In Anrufung der Z. 11 des § 281 Abs 1 StPO behauptet die Beschwerdeführerin, daß die Vorverurteilungen durch das Landesgericht Innsbruck vom 22.Oktober 1980 (zu AZ. 23 Vr 3323/80 wegen § 15, 127 ff. StGB zu 180 Tagessätzen, bedingt auf drei Jahre) und vom 15.April 1981
(zu AZ. 23 Vr 4140/80 wegen § 127 ff. StGB zu 360 Tagessätzen), die den nunmehr zur Aburteilung gelangten gravierendsten Straftaten zeitlich nachfolgten, entgegen den Bestimmungen der § 31 und 40 StGB keine Berücksichtigung gefunden hätten. Da dies jedoch nicht den Vorwurf impliziert, daß das Erstgericht, was hier allein in Frage kommt, seine Strafbefugnis oder die Grenzen des gesetzlichen Strafsatzes überschritten hat, wird auch damit der angerufene Nichtigkeitsgrund nicht zu gesetzmäßiger Darstellung gebracht, zumal es der Beschwerdeführerin ersichtlich nur darum geht, in Würdigung des Umstands, daß die ihrer Ansicht nach schwerstwiegenden Straftaten ihres Sohns schon weit (und zwar vor den genannten Vorverurteilungen) zurückliegen, eine im Rahmen des richterlichen Ermessens mildere Beurteilung zu erreichen, was rite nur mit Berufung geschehen kann.
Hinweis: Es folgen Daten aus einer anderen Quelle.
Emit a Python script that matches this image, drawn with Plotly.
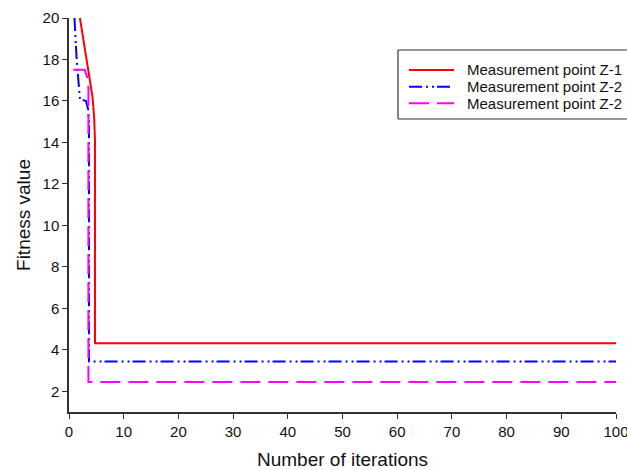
import plotly.graph_objects as go

# Convergence curves: iteration index vs best fitness value
iter_z1 = [2.0, 3.0, 3.8, 4.3, 4.6, 4.75, 4.75, 100]
fit_z1 = [20.0, 18.4, 17.2, 16.2, 15.2, 14.1, 4.32, 4.32]

iter_z2 = [1.0, 1.4, 2.0, 3.1, 3.5, 3.65, 3.65, 100]
fit_z2 = [20.0, 18.0, 16.1, 16.0, 15.6, 15.0, 3.43, 3.43]

iter_z3 = [0.8, 2.9, 3.4, 3.55, 3.55, 100]
fit_z3 = [17.5, 17.5, 17.05, 16.6, 2.45, 2.45]

series_names = ["Measurement point Z-1", "Measurement point Z-2", "Measurement point Z-2"]
series_colors = ["#ff0000", "#0000ff", "#ff00ff"]
series_dash = ["solid", "13px,4px,2px,4px,2px,3px", "20px,8px"]

x_ticks = [0, 10, 20, 30, 40, 50, 60, 70, 80, 90, 100]
y_ticks = [2, 4, 6, 8, 10, 12, 14, 16, 18, 20]

FONT = "Liberation Sans, Arial"
W, H = 627, 470
M_L, M_R, M_T, M_B = 69, 11, 18, 58

fig = go.Figure()
for xs, ys, name, col, dash in zip([iter_z1, iter_z2, iter_z3],
                                   [fit_z1, fit_z2, fit_z3],
                                   series_names, series_colors, series_dash):
    fig.add_trace(go.Scatter(x=xs, y=ys, mode="lines", name=name, showlegend=False,
                             line=dict(color=col, width=2, dash=dash)))

axis_common = dict(
    showline=True, linecolor="#333333", linewidth=1.5,
    ticks="outside", ticklen=5, tickcolor="#333333", tickwidth=1.2,
    showgrid=False, zeroline=False, mirror=False, automargin=False,
    tickfont=dict(family=FONT, size=15, color="#111111"),
)

# Boxed legend in the upper right, placed in pixel units converted to paper space
pw, ph = W - M_L - M_R, H - M_T - M_B


def px(x):
    return (x - M_L) / pw


def py(y):
    return (H - M_B - y) / ph


box_l, box_r, box_t, box_b = 398, W, 50, 119
border = dict(color="#333333", width=1.2)
shapes = [
    dict(type="rect", xref="paper", yref="paper",
         x0=px(box_l), x1=px(box_r), y0=py(box_b), y1=py(box_t),
         line=dict(width=0), fillcolor="white", layer="above"),
    dict(type="line", xref="paper", yref="paper",
         x0=px(box_l), x1=px(box_r), y0=py(box_t), y1=py(box_t), line=border, layer="above"),
    dict(type="line", xref="paper", yref="paper",
         x0=px(box_l), x1=px(box_r), y0=py(box_b), y1=py(box_b), line=border, layer="above"),
    dict(type="line", xref="paper", yref="paper",
         x0=px(box_l), x1=px(box_l), y0=py(box_b), y1=py(box_t), line=border, layer="above"),
]
annotations = []
row_y = [70, 86.7, 103.3]
for name, col, dash, ry in zip(series_names, series_colors, series_dash, row_y):
    shapes.append(dict(type="line", xref="paper", yref="paper",
                       x0=px(409), x1=px(454), y0=py(ry), y1=py(ry),
                       line=dict(color=col, width=2, dash=dash), layer="above"))
    annotations.append(dict(xref="paper", yref="paper", x=px(465), y=py(ry),
                            xanchor="left", yanchor="middle", showarrow=False,
                            text=name, font=dict(family=FONT, size=15, color="#111111")))

fig.update_layout(
    width=W, height=H,
    margin=dict(l=M_L, r=M_R, t=M_T, b=M_B, autoexpand=False),
    paper_bgcolor="white", plot_bgcolor="white",
    xaxis=dict(range=[0, 100], tickvals=x_ticks, ticklabeloverflow="allow",
               title=dict(text="Number of iterations", standoff=14,
                          font=dict(family=FONT, size=19, color="#111111")),
               **axis_common),
    yaxis=dict(range=[1, 20], tickvals=y_ticks,
               title=dict(text="Fitness value", standoff=7,
                          font=dict(family=FONT, size=19, color="#111111")),
               **axis_common),
    shapes=shapes,
    annotations=annotations,
    showlegend=False,
)

fig.write_html("out.html")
Mangels prozeßordnungsgemäßer Ausführung der angerufenen oder irgendeines anderen der im § 281 Abs 1 Z. 1 bis 11 StPO aufgezählten Nichtigkeitsgründe war die sich ausschließlich in einer Bekämpfung der Strafzumessung erschöpfende, zugunsten des Angeklagten von seiner Mutter ergriffene Beschwerde gemäß § 285 d Abs 1 Z. 1 StPO in Verbindung mit § 285 a Z. 2 StPO bei einer nichtöffentlichen Beratung zurückzuweisen.
Da der Angeklagte selbst nach der Urteilsverkündung und der Rechtsbelehrung auf ein Rechtsmittel ausdrücklich verzichtet hat (S. 147), waren seine Nichtigkeitsbeschwerde und Berufung (wenn überhaupt - anders als in der zu ON. 24
geschehenen Anmeldung - in dem zu ON. 26 erstatteten Schriftsatz eine Ausführung dieser Rechtsmittel auch durch den Angeklagten selbst zu erblicken ist) zurückzuweisen.
Die Zuleitung des Akts zur Entscheidung über die von der Mutter des Angeklagten zu dessen Gunsten ergriffene Berufung an das Oberlandesgericht Innsbruck beruht darauf, daß eine (die ausnahmsweise Zuständigkeit des Obersten Gerichtshofs für die Erledigung der Berufung begründende) Sachentscheidung über die Nichtigkeitsbeschwerden entfällt (RiZ. 1970, S. 17, 18, 1973, S. 70 u. v.a.).